Exercise description |
Print the lines of the listing below verbatim from its first line through the line bearing "import pandas as pd". Any pictures are to be omitted.

Provided material |

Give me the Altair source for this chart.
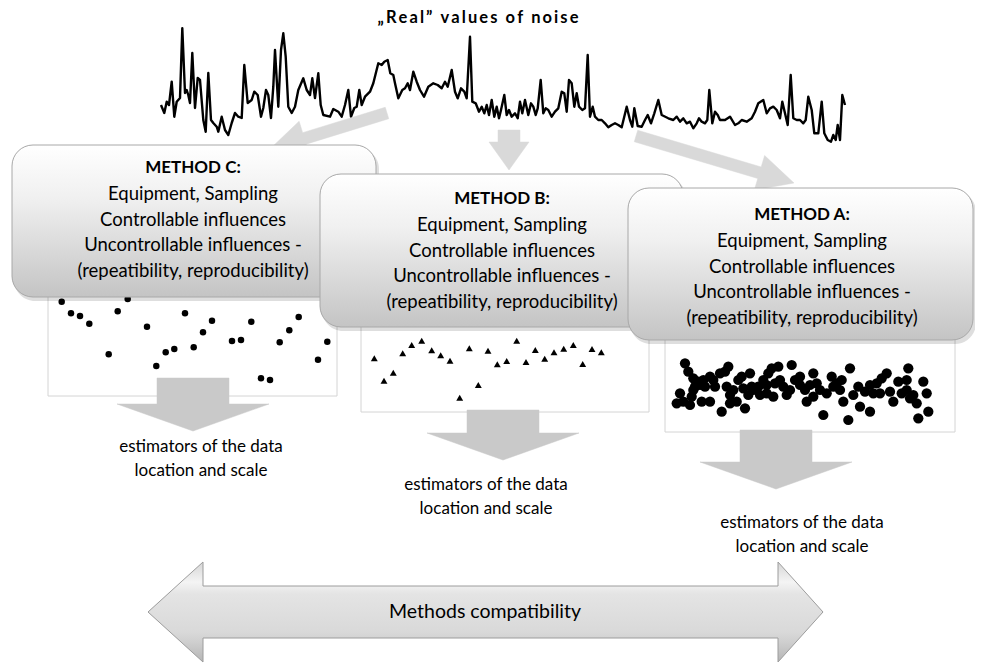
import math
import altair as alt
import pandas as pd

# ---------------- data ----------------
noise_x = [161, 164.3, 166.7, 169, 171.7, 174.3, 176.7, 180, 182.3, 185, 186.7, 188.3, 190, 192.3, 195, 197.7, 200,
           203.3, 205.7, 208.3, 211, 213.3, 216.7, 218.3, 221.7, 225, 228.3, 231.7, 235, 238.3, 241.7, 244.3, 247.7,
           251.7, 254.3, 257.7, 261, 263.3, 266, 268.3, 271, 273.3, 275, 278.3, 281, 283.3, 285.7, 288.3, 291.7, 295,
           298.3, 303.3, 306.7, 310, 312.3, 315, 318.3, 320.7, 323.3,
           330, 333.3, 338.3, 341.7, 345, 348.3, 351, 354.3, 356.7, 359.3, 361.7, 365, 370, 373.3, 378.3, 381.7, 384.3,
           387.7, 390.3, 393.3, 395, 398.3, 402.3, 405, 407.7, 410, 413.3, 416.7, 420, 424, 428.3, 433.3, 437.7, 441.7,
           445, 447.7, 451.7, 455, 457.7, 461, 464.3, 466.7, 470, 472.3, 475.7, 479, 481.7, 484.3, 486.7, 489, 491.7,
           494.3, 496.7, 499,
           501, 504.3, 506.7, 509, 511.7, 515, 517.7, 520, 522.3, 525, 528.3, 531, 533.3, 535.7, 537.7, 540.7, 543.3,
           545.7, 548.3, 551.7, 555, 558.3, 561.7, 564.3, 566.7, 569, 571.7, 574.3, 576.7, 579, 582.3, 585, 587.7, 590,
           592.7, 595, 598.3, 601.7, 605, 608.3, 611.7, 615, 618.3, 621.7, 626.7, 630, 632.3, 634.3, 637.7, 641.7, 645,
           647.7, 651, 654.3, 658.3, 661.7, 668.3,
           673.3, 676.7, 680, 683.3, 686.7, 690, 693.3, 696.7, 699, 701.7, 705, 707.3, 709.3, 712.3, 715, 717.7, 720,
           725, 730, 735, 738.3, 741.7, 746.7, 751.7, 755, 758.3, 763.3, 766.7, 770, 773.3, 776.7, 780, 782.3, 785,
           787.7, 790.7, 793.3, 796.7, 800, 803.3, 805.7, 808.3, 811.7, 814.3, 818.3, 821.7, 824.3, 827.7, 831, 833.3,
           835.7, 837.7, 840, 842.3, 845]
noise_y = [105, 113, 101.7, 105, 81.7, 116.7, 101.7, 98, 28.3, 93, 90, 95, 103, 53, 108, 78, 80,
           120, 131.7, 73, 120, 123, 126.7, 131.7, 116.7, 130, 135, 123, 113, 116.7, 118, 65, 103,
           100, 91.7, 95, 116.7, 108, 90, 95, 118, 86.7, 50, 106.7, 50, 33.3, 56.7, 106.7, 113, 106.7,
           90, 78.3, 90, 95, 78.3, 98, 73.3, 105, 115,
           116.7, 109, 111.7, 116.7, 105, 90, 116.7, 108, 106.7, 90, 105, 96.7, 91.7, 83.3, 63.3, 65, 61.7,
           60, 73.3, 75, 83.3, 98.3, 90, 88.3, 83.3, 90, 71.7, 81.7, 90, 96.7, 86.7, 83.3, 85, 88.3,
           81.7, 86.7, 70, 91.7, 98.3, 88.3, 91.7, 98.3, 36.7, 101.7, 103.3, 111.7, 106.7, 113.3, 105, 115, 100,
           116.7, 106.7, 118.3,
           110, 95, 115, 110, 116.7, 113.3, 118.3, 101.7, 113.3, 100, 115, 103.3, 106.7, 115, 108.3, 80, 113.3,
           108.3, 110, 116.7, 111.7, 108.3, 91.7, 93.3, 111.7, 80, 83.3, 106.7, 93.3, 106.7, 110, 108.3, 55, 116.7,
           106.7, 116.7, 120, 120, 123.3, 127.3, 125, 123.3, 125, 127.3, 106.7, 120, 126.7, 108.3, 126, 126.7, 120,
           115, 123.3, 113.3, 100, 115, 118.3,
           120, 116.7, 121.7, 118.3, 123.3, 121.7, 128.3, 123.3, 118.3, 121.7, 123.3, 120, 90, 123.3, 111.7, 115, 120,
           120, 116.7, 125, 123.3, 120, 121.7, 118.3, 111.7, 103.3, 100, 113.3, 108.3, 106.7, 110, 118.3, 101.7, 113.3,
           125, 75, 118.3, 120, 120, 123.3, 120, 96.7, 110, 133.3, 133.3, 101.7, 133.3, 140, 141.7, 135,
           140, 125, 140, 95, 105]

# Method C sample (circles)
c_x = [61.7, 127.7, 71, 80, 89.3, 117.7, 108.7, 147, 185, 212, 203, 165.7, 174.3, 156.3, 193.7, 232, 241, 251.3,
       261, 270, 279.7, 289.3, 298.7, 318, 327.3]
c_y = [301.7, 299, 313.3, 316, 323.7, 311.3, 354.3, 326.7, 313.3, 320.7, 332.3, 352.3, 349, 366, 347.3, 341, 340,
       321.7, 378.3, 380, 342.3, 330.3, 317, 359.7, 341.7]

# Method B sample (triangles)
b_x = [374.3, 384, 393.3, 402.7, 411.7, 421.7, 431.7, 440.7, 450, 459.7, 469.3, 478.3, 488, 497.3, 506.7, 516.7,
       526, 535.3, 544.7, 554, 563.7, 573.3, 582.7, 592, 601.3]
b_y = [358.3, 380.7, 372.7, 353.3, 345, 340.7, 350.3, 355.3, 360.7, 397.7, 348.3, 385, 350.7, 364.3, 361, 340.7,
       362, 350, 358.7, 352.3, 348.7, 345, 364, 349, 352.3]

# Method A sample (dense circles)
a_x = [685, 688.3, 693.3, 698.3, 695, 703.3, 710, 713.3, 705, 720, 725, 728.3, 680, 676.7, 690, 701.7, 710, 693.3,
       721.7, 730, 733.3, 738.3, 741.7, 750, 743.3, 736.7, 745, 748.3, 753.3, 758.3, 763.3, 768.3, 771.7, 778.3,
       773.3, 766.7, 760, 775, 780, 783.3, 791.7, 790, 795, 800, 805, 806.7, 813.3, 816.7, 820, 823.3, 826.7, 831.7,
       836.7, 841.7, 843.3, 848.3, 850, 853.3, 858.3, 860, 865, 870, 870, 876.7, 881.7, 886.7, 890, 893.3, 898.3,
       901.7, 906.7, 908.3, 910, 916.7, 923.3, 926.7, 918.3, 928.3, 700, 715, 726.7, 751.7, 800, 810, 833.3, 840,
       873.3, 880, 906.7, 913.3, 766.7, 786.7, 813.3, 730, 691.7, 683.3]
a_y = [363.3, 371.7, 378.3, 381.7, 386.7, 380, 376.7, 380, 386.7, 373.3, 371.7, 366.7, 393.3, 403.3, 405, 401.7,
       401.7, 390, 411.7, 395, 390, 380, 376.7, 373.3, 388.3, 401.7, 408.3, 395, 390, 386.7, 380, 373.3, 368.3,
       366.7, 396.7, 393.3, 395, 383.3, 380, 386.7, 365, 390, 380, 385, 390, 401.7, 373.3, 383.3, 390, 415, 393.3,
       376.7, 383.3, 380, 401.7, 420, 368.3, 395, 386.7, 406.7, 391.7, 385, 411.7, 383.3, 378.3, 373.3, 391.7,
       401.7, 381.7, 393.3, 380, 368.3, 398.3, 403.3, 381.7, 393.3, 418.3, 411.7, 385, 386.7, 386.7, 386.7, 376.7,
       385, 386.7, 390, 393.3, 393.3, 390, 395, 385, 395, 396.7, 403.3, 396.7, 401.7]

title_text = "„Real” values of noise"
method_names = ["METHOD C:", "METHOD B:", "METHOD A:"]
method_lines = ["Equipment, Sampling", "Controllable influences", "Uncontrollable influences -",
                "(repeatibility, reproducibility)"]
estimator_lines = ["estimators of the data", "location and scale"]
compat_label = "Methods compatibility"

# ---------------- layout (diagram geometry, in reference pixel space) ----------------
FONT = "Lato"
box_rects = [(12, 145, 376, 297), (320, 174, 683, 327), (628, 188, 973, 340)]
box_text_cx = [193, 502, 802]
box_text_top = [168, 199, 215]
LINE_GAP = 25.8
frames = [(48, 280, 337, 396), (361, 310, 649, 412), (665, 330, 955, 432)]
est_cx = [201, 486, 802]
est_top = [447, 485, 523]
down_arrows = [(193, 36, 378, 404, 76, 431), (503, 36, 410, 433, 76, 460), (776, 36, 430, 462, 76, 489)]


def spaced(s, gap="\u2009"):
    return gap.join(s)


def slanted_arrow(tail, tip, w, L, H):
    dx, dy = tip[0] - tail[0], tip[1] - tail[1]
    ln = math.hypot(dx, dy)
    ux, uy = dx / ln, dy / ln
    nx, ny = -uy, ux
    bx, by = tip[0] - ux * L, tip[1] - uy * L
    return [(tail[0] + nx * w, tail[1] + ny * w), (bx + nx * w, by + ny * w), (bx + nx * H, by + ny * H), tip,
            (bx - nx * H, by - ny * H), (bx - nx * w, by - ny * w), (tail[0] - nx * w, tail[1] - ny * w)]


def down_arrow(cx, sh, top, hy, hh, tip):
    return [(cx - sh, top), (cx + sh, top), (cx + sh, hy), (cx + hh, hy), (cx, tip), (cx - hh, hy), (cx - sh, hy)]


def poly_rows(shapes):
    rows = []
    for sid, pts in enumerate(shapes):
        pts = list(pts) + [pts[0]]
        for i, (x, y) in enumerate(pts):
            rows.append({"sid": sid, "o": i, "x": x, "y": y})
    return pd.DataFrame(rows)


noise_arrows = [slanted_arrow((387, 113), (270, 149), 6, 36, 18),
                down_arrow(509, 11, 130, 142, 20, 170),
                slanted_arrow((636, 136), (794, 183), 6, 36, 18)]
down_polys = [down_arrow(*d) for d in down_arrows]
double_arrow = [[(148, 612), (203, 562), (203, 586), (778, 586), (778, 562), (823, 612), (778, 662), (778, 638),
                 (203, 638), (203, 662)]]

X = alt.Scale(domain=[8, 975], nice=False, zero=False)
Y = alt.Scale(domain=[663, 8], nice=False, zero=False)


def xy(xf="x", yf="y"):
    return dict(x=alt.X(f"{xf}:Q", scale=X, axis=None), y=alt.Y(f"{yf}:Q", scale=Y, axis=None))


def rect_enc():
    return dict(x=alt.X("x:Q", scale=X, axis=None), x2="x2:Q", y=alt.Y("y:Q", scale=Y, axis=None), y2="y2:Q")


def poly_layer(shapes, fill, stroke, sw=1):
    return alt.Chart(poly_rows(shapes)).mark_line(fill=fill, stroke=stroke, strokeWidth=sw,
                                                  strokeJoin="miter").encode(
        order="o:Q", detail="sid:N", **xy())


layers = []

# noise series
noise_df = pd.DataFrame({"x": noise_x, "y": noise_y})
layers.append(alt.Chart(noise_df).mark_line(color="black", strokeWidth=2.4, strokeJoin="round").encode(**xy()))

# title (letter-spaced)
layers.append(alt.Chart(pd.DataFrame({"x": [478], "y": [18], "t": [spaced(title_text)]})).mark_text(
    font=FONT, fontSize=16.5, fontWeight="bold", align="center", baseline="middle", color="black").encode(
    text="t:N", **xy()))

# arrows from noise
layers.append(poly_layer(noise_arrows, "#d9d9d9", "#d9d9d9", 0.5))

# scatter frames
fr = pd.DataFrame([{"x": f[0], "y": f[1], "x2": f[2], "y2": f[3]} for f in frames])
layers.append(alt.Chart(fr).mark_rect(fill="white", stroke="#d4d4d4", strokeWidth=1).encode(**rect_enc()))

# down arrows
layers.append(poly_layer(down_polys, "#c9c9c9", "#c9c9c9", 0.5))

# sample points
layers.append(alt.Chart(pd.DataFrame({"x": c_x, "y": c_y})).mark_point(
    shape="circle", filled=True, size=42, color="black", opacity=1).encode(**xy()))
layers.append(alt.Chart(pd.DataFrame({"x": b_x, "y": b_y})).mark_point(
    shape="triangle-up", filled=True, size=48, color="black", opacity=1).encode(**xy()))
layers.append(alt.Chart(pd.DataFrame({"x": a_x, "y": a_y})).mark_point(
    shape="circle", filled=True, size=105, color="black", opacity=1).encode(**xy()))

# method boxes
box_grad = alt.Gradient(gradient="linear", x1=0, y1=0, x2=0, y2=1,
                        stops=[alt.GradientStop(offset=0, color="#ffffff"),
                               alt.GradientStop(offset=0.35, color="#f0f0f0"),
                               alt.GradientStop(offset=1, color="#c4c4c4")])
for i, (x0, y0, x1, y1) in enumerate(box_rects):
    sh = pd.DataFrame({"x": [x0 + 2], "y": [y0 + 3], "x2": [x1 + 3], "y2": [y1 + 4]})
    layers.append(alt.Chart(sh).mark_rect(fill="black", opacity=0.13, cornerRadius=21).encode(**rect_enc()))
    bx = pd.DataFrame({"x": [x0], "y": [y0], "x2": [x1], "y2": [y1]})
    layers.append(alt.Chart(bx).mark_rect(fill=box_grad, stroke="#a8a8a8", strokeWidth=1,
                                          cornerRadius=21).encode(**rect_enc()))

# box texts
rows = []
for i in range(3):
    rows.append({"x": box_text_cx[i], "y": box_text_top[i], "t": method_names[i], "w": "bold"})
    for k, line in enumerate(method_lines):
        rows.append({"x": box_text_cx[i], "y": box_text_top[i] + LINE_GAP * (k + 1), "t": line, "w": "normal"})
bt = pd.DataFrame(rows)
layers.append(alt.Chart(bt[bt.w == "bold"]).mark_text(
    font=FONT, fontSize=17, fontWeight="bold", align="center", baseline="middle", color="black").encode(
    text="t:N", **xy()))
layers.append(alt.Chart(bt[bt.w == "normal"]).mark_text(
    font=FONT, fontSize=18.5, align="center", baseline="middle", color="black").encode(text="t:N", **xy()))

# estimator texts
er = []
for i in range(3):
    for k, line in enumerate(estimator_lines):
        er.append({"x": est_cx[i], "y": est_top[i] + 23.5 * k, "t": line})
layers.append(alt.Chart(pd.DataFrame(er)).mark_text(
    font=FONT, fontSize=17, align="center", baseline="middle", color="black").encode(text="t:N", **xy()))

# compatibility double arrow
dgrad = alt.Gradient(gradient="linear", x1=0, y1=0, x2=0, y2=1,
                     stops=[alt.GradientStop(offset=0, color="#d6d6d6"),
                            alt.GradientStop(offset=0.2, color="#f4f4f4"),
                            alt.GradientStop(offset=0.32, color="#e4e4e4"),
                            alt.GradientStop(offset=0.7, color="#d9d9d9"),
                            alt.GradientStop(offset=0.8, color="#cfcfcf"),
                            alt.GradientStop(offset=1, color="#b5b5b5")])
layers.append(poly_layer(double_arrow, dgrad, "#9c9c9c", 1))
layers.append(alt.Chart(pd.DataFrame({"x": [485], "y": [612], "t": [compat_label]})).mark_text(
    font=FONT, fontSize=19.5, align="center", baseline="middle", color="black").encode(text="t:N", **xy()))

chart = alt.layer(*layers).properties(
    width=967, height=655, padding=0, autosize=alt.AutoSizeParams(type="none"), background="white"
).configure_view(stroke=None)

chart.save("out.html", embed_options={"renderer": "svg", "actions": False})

Answer to this task |
Give me the Altair source for this chart.
import math
import altair as alt
import pandas as pd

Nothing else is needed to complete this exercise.